I had to laugh at this one — and share it with you.

If you surf the News from WENN items on imdb.com — not a bad source for celeb gossip — you may enjoy reading an item dated Dec. 17 on Angelina Jolie and Brad Pitt settling down in France, a la Johnny Depp. But beware of the lead sentence, which says Jolie and Pitt are doing this “because their family need a permanent base for a while.”

First, “family,” though it signifies a group, is a singular noun, like team, not a plural, like families or teams. So it should be “family needs.” And then there’s this doozy — the quite amusing assertion that the couple is seeking “a permanent base for a while.”

Permanent is permanent, just as unique is unique. There are no degrees of permanence, and certainly it never signifies a transient state that’s going to be just “for a while.” Similarly, “unique” means one of a kind, and has no variations or degrees. Your fingerprints are unique. Each snowflake is supposedly unique.
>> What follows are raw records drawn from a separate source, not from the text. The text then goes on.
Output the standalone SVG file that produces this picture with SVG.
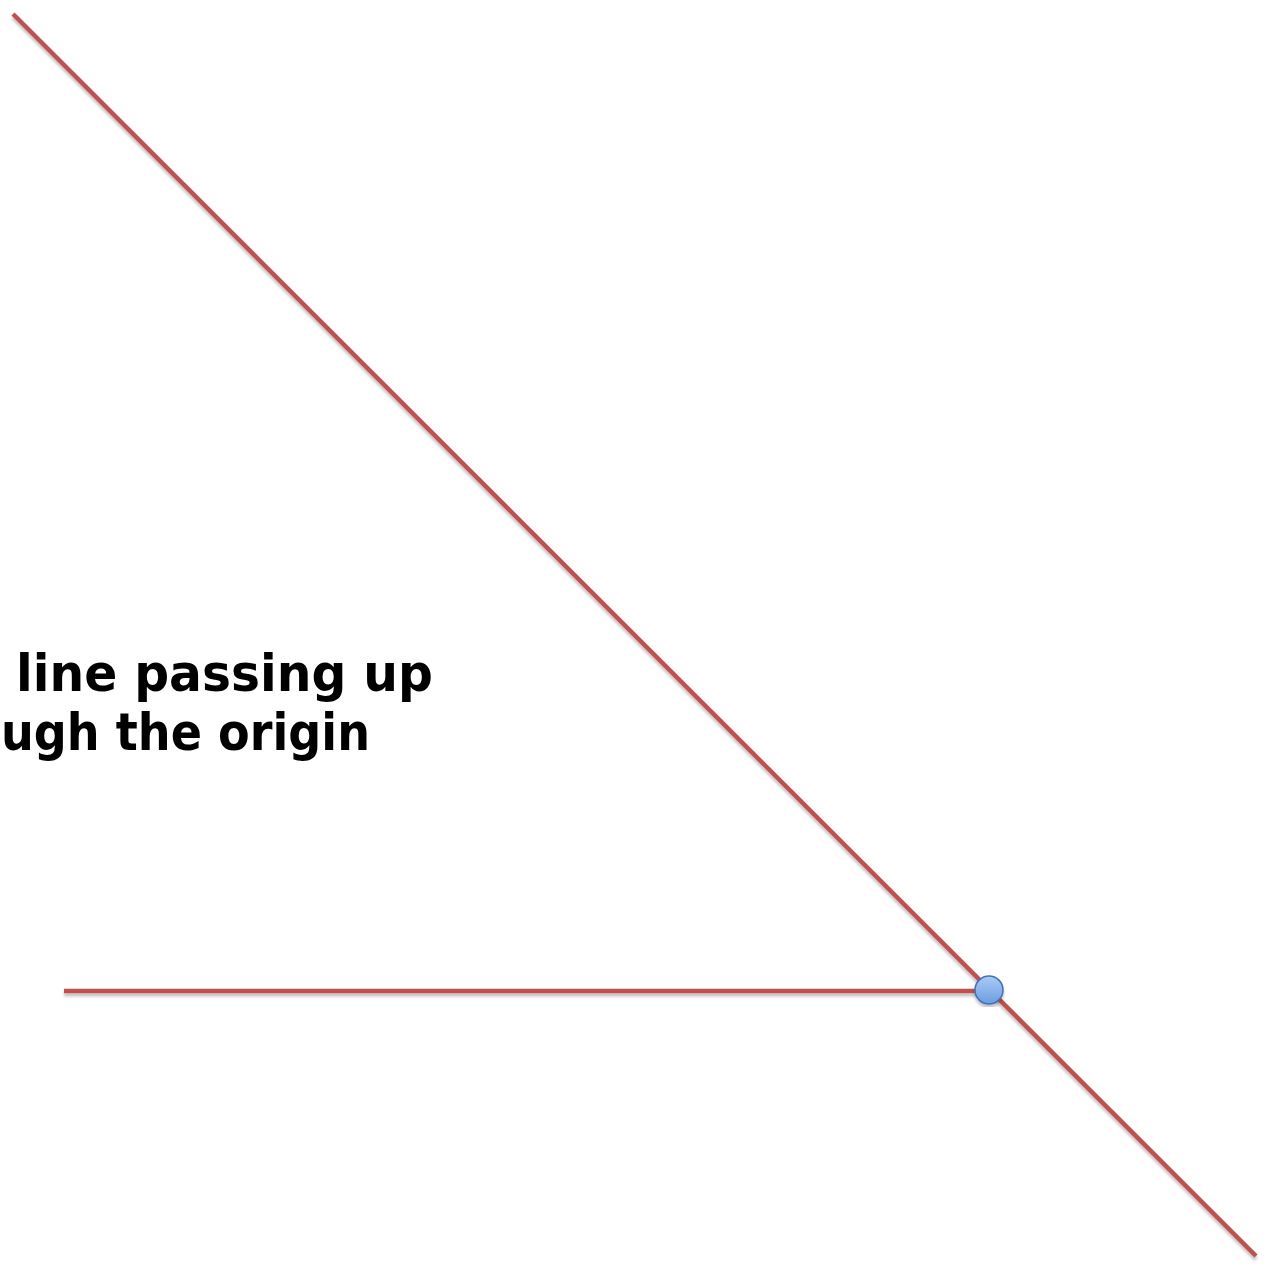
<svg xmlns="http://www.w3.org/2000/svg" width="1268" height="1269" viewBox="0 0 1268 1269">
  <defs>
    <filter id="shadow" x="-10%" y="-10%" width="120%" height="120%">
      <feDropShadow dx="0" dy="3" stdDeviation="1.5" flood-color="#000" flood-opacity="0.25"/>
    </filter>
    <linearGradient id="ball" x1="0" y1="0" x2="0" y2="1">
      <stop offset="0" stop-color="#a9cbf5"/>
      <stop offset="1" stop-color="#6b9de0"/>
    </linearGradient>
  </defs>
  <style>
    .ln { stroke: #c0504d; stroke-width: 4.5; fill: none; stroke-linecap: butt; }
    .lbl { font-family: "DejaVu Sans", "Liberation Sans", sans-serif; font-weight: bold; font-size: 51px; fill: #000; }
  </style>
  <rect width="1268" height="1269" fill="#ffffff"/>
  <g id="connectors" filter="url(#shadow)">
    <line class="ln" x1="13" y1="14" x2="1256" y2="1256"/>
    <line class="ln" x1="64" y1="991" x2="988" y2="991"/>
  </g>
  <g id="label">
    <text class="lbl" x="16" y="691" textLength="417" lengthAdjust="spacingAndGlyphs">line passing up</text>
    <text class="lbl" x="1" y="750" textLength="369" lengthAdjust="spacingAndGlyphs">ugh the origin</text>
  </g>
  <g id="origin" filter="url(#shadow)">
    <circle cx="989" cy="990" r="14" fill="url(#ball)" stroke="#3f72b8" stroke-width="1.5"/>
  </g>
</svg>
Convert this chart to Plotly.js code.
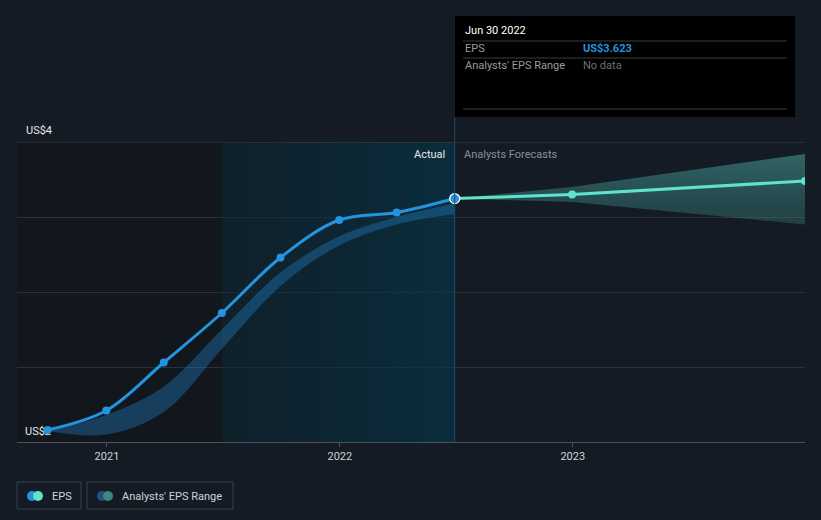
<!DOCTYPE html>
<html>
<head>
<meta charset="utf-8">
<script src="https://cdn.plot.ly/plotly-3.0.1.min.js"></script>
<style>
html,body{margin:0;padding:0;background:#151b24;}
#chart{width:821px;height:520px;}
</style>
</head>
<body>
<div id="chart"></div>
<script>
// ---- data ----
const epsDates = ['2020-09-30','2020-12-31','2021-03-31','2021-06-30','2021-09-30','2021-12-31','2022-03-31','2022-06-30'];
const epsValues = [2.08, 2.21, 2.53, 2.86, 3.23, 3.48, 3.53, 3.623];
const pastRangeHigh = [2.08, 2.18, 2.37, 2.75, 3.13, 3.37, 3.50, 3.59];
const pastRangeLow  = [2.073, 2.05, 2.2, 2.62, 3.04, 3.31, 3.45, 3.52];

const fcDates = ['2022-06-30','2022-12-31','2023-12-31'];
const fcValues = [3.623, 3.65, 3.74];
const fcHigh = [3.623, 3.70, 3.92];
const fcLow  = [3.623, 3.60, 3.45];

const xTickVals = ['2021-01-01','2022-01-01','2023-01-01'];
const xTickText = ['2021','2022','2023'];
const yTickVals = [2, 2.5, 3, 3.5, 4];
const yTickText = ['US$2', '', '', '', 'US$4'];

const xRange = ['2020-08-13','2023-12-31'];
const yRange = [2, 4];
const actualStart = '2021-06-30';
const hoverDate = '2022-06-30';

// ---- layout geometry helpers ----
const W = 821, H = 520;
const M = {l:17, r:16, t:142, b:78};
const pw = W - M.l - M.r, ph = H - M.t - M.b;
const px = x => (x - M.l) / pw;
const py = y => (H - M.b - y) / ph;
const t0 = Date.parse(xRange[0]), t1 = Date.parse(xRange[1]);
const dateToPaper = d => (Date.parse(d) - t0) / (t1 - t0);

const BLUE = '#2394df', TEAL = '#5fe3cc';
const FONT = 'Roboto, "Open Sans", sans-serif';

const traces = [
  // actual region gradient
  {
    x: [actualStart, hoverDate, hoverDate, actualStart, actualStart],
    y: [yRange[0], yRange[0], yRange[1], yRange[1], yRange[0]],
    mode: 'lines', line: {width: 0}, fill: 'toself',
    fillgradient: {type: 'horizontal', colorscale: [[0, 'rgba(9,37,48,0.5)'], [1, 'rgba(4,56,76,0.62)']]},
    hoverinfo: 'skip', showlegend: false
  },
  // past range band
  {x: epsDates, y: pastRangeLow, mode: 'lines', line: {width: 0, shape: 'spline'}, hoverinfo: 'skip', showlegend: false},
  {x: epsDates, y: pastRangeHigh, mode: 'lines', line: {width: 0, shape: 'spline'}, fill: 'tonexty',
   fillcolor: 'rgba(35,130,200,0.38)', hoverinfo: 'skip', showlegend: false},
  // forecast band
  {x: fcDates, y: fcLow, mode: 'lines', line: {width: 0}, hoverinfo: 'skip', showlegend: false},
  {x: fcDates, y: fcHigh, mode: 'lines', line: {width: 0}, fill: 'tonexty',
   fillgradient: {type: 'vertical', colorscale: [[0, 'rgba(70,170,160,0.25)'], [1, 'rgba(80,190,180,0.45)']]},
   fillcolor: 'rgba(75,180,170,0.35)', hoverinfo: 'skip', showlegend: false},
  // forecast line
  {x: fcDates, y: fcValues, mode: 'lines+markers', line: {color: TEAL, width: 3},
   marker: {size: 8, color: TEAL}, hoverinfo: 'skip', showlegend: false},
  // EPS line
  {x: epsDates, y: epsValues, mode: 'lines+markers', line: {color: BLUE, width: 3, shape: 'spline'},
   marker: {size: 8, color: BLUE}, hoverinfo: 'skip', showlegend: false},
  // hovered point
  {x: [epsDates[epsDates.length-1]], y: [epsValues[epsValues.length-1]], mode: 'markers',
   marker: {size: 10, color: BLUE, line: {color: '#ffffff', width: 1.2}}, hoverinfo: 'skip', showlegend: false}
];

const hx = dateToPaper(hoverDate);
const shapes = [
  // darker pre-actual region
  {type: 'rect', xref: 'paper', yref: 'paper', x0: 0, x1: dateToPaper(actualStart), y0: 0, y1: 1,
   fillcolor: '#12161d', line: {width: 0}, layer: 'below'},
  // top gridline
  {type: 'line', xref: 'paper', yref: 'y', x0: 0, x1: 1, y0: yRange[1], y1: yRange[1],
   line: {color: '#3a4048', width: 1}},
  // hover line
  {type: 'line', xref: 'paper', yref: 'paper', x0: hx, x1: hx, y0: 0, y1: py(117),
   line: {color: '#1d4d5c', width: 1}},
  // tooltip box
  {type: 'rect', xref: 'paper', yref: 'paper', x0: px(455), x1: px(795), y0: py(117), y1: py(16),
   fillcolor: '#000000', line: {width: 0}},
  {type: 'line', xref: 'paper', yref: 'paper', x0: px(463), x1: px(787), y0: py(41), y1: py(41), line: {color: '#3d3d3d', width: 1}},
  {type: 'line', xref: 'paper', yref: 'paper', x0: px(463), x1: px(787), y0: py(58), y1: py(58), line: {color: '#3d3d3d', width: 1}},
  {type: 'line', xref: 'paper', yref: 'paper', x0: px(463), x1: px(787), y0: py(109), y1: py(109), line: {color: '#3d3d3d', width: 1}},
  // legend boxes
  {type: 'rect', xref: 'paper', yref: 'paper', x0: px(17), x1: px(81), y0: py(509), y1: py(482),
   fillcolor: 'rgba(0,0,0,0)', line: {color: '#3b414b', width: 1}},
  {type: 'rect', xref: 'paper', yref: 'paper', x0: px(87), x1: px(233), y0: py(509), y1: py(482),
   fillcolor: 'rgba(0,0,0,0)', line: {color: '#3b414b', width: 1}},
  // legend icons
  {type: 'circle', xref: 'paper', yref: 'paper', x0: px(27), x1: px(37), y0: py(501), y1: py(491), fillcolor: BLUE, line: {width: 0}},
  {type: 'circle', xref: 'paper', yref: 'paper', x0: px(33), x1: px(43), y0: py(501), y1: py(491), fillcolor: TEAL, line: {width: 0}},
  {type: 'circle', xref: 'paper', yref: 'paper', x0: px(97), x1: px(107), y0: py(501), y1: py(491), fillcolor: '#1f5480', line: {width: 0}},
  {type: 'circle', xref: 'paper', yref: 'paper', x0: px(103), x1: px(113), y0: py(501), y1: py(491), fillcolor: '#3e8780', line: {width: 0}}
];

const ann = (text, x, y, opts) => Object.assign({
  text, xref: 'paper', yref: 'paper', x, y, xanchor: 'left', yanchor: 'middle',
  showarrow: false, font: {family: FONT, size: 11, color: '#cfd3d8'}
}, opts || {});

const annotations = [
  // top y label (outside range so drawn as annotation)
  {text: yTickText[yTickText.length-1], xref: 'paper', yref: 'y', x: px(24), y: yTickVals[yTickVals.length-1],
   xanchor: 'left', yanchor: 'bottom', yshift: 3, showarrow: false, font: {family: FONT, size: 11, color: '#e6e8ea'}},
  ann('Jun 30 2022', px(463), py(31), {font: {family: FONT, size: 11, color: '#ffffff'}}),
  ann('EPS', px(463), py(49), {font: {family: FONT, size: 11, color: '#9a9a9a'}}),
  ann('<b>US$3.623</b>', px(581), py(49), {font: {family: FONT, size: 11, color: BLUE}}),
  ann("Analysts' EPS Range", px(463), py(66), {font: {family: FONT, size: 11, color: '#9a9a9a'}}),
  ann('No data', px(581), py(66), {font: {family: FONT, size: 11, color: '#6f6f6f'}}),
  ann('Actual', hx, py(154), {xanchor: 'right', xshift: -8, font: {family: FONT, size: 11, color: '#e6e8ea'}}),
  ann('Analysts Forecasts', hx, py(154), {xanchor: 'left', xshift: 7, font: {family: FONT, size: 11, color: '#8a8f96'}}),
  ann('EPS', px(50), py(496), {font: {family: FONT, size: 11, color: '#cfd3d8'}}),
  ann("Analysts' EPS Range", px(120), py(496), {font: {family: FONT, size: 11, color: '#cfd3d8'}})
];

const layout = {
  width: W, height: H,
  margin: M,
  paper_bgcolor: '#151b24',
  plot_bgcolor: '#151b24',
  showlegend: false,
  font: {family: FONT, size: 11, color: '#cfd3d8'},
  xaxis: {
    type: 'date', range: xRange, tickvals: xTickVals, ticktext: xTickText,
    showgrid: false, zeroline: false, showline: true, linecolor: '#4c525b', linewidth: 1,
    ticks: 'outside', ticklen: 4, tickcolor: '#4c525b',
    tickfont: {family: FONT, size: 11, color: '#cfd3d8'}, fixedrange: true
  },
  yaxis: {
    range: yRange, tickvals: yTickVals, ticktext: yTickText,
    ticklabelposition: 'inside top', ticklabelstandoff: 5, ticklabelshift: -3,
    showgrid: true, gridcolor: '#2b313a', gridwidth: 1,
    zeroline: false, showline: false, ticks: '', layer: 'below traces',
    tickfont: {family: FONT, size: 11, color: '#e6e8ea'}, fixedrange: true
  },
  shapes, annotations
};

Plotly.newPlot('chart', traces, layout, {displayModeBar: false, staticPlot: true});
</script>
</body>
</html>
But nothing is “very unique,” which you often hear, as if something can be more one-of-a-kind than another thing can be one-of-a-kind.

What’s needed here, from all of us, is to beware of words that are absolutes, because often we mean something else. “Permanent” and “unique” are absolutes, with no degrees or shades of gray.

The WENN item could have said Jolie and Pitt are seeking a lasting, ongoing, steady, regular, stable or otherwise consistent base “for a while.” But if it’s a permanent base, it’s not “for a while.” It’s for good — forever.

Similarly, instead of claiming that something — say, a film — is “very unique,” it could be called “very distinctive,” “very unusual” or simply “singular.” Technically, all films are unique, in that each has different material. But the meaning in claims of uniqueness is usually flattery, in the sense that a film stands out from the rest. So it’s not just another film — it’s a highly distinctive one.

There — I feel better. I know it’s not a big deal in itself, but the slow slide toward illiteracy in this world is made worse when it’s perpetuated by mass media, which should know better. Words have very clear and definite meanings. Words are precious communications tools. Words matter. And if we continually muddy the waters of their meaning, we’re not truly communicating.

Thanks, now I’m going back to surfing the Internet — but not permanently. No, just for a while.